- **PROBLEM**: Return the data exactly, with all pictures removed.
>> BEGIN
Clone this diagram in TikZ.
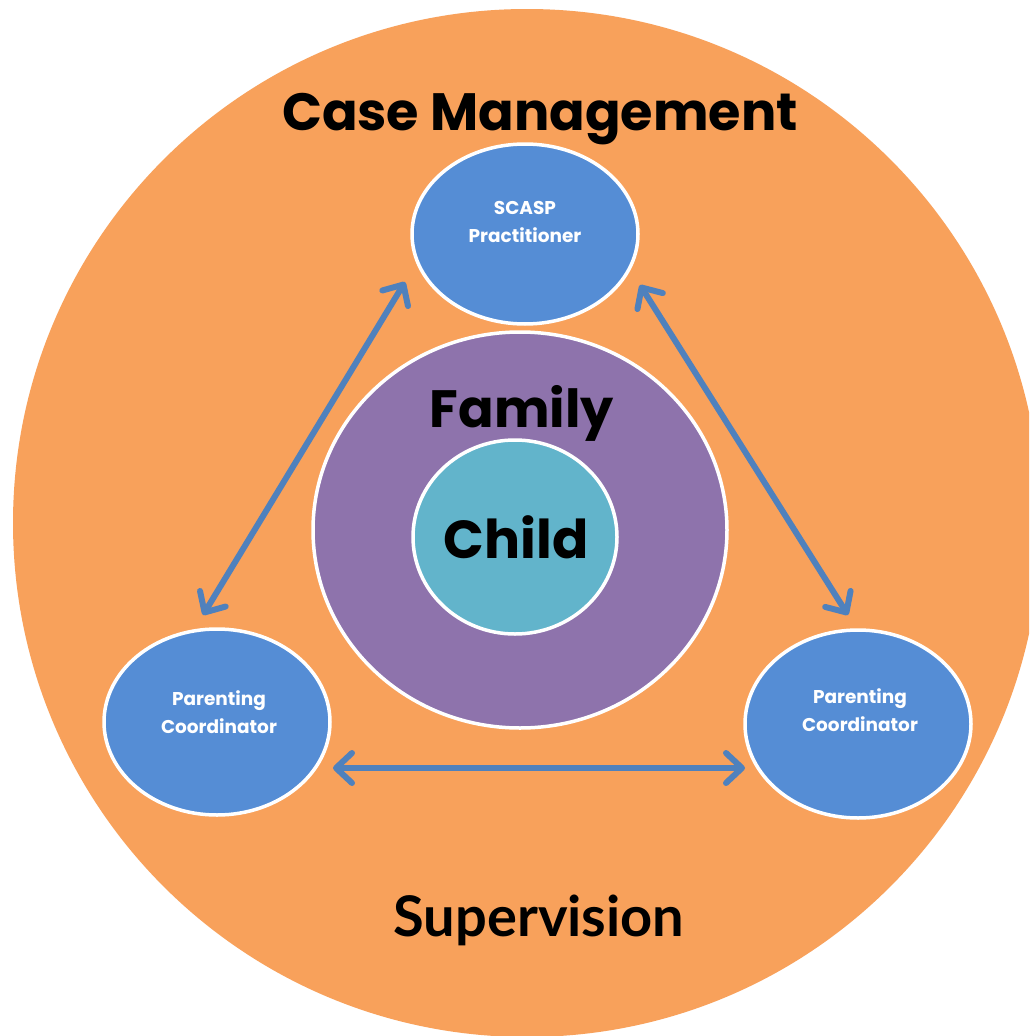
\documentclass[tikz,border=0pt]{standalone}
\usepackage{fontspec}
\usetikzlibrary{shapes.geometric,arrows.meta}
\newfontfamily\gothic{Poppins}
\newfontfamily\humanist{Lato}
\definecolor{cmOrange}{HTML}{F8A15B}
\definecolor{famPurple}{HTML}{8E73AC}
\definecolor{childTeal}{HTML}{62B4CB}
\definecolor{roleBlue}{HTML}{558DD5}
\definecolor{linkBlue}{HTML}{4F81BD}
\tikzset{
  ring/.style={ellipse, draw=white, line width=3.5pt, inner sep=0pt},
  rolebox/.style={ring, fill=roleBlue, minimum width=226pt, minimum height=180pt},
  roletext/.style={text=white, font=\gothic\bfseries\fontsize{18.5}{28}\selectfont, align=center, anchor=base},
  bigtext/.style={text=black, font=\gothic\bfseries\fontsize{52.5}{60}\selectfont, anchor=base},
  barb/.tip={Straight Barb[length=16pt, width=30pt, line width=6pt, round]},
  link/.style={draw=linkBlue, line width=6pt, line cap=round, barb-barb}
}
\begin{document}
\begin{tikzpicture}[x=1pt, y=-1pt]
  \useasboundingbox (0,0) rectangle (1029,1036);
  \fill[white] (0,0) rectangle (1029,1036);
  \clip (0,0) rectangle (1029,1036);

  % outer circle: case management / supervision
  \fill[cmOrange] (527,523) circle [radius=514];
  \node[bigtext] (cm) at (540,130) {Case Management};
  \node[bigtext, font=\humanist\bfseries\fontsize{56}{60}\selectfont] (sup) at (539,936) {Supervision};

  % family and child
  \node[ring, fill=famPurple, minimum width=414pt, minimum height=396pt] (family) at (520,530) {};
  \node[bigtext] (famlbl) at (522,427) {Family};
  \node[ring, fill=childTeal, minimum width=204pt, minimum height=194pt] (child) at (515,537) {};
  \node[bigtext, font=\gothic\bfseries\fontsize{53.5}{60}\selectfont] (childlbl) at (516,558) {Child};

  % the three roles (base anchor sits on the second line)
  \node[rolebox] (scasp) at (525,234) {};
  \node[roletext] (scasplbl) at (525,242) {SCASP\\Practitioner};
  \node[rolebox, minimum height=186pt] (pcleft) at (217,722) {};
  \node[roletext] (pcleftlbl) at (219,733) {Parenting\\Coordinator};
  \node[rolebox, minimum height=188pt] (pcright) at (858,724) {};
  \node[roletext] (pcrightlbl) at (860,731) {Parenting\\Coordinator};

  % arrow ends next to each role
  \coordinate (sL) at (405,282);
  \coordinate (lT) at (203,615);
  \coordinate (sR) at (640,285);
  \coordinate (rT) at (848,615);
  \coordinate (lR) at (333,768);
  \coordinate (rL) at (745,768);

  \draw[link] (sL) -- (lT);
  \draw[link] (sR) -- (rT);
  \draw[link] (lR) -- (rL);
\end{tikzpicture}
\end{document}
>> END
- **ANSWER TO THE PROBLEM**:
Clone this diagram in TikZ.
\documentclass[tikz,border=0pt]{standalone}
\usepackage{fontspec}
\usetikzlibrary{shapes.geometric,arrows.meta}
\newfontfamily\gothic{Poppins}
\newfontfamily\humanist{Lato}
\definecolor{cmOrange}{HTML}{F8A15B}
\definecolor{famPurple}{HTML}{8E73AC}
\definecolor{childTeal}{HTML}{62B4CB}
\definecolor{roleBlue}{HTML}{558DD5}
\definecolor{linkBlue}{HTML}{4F81BD}
\tikzset{
  ring/.style={ellipse, draw=white, line width=3.5pt, inner sep=0pt},
  rolebox/.style={ring, fill=roleBlue, minimum width=226pt, minimum height=180pt},
  roletext/.style={text=white, font=\gothic\bfseries\fontsize{18.5}{28}\selectfont, align=center, anchor=base},
  bigtext/.style={text=black, font=\gothic\bfseries\fontsize{52.5}{60}\selectfont, anchor=base},
  barb/.tip={Straight Barb[length=16pt, width=30pt, line width=6pt, round]},
  link/.style={draw=linkBlue, line width=6pt, line cap=round, barb-barb}
}
\begin{document}
\begin{tikzpicture}[x=1pt, y=-1pt]
  \useasboundingbox (0,0) rectangle (1029,1036);
  \fill[white] (0,0) rectangle (1029,1036);
  \clip (0,0) rectangle (1029,1036);

  % outer circle: case management / supervision
  \fill[cmOrange] (527,523) circle [radius=514];
  \node[bigtext] (cm) at (540,130) {Case Management};
  \node[bigtext, font=\humanist\bfseries\fontsize{56}{60}\selectfont] (sup) at (539,936) {Supervision};

  % family and child
  \node[ring, fill=famPurple, minimum width=414pt, minimum height=396pt] (family) at (520,530) {};
  \node[bigtext] (famlbl) at (522,427) {Family};
  \node[ring, fill=childTeal, minimum width=204pt, minimum height=194pt] (child) at (515,537) {};
  \node[bigtext, font=\gothic\bfseries\fontsize{53.5}{60}\selectfont] (childlbl) at (516,558) {Child};

  % the three roles (base anchor sits on the second line)
  \node[rolebox] (scasp) at (525,234) {};
  \node[roletext] (scasplbl) at (525,242) {SCASP\\Practitioner};
  \node[rolebox, minimum height=186pt] (pcleft) at (217,722) {};
  \node[roletext] (pcleftlbl) at (219,733) {Parenting\\Coordinator};
  \node[rolebox, minimum height=188pt] (pcright) at (858,724) {};
  \node[roletext] (pcrightlbl) at (860,731) {Parenting\\Coordinator};

  % arrow ends next to each role
  \coordinate (sL) at (405,282);
  \coordinate (lT) at (203,615);
  \coordinate (sR) at (640,285);
  \coordinate (rT) at (848,615);
  \coordinate (lR) at (333,768);
  \coordinate (rL) at (745,768);

  \draw[link] (sL) -- (lT);
  \draw[link] (sR) -- (rT);
  \draw[link] (lR) -- (rL);
\end{tikzpicture}
\end{document}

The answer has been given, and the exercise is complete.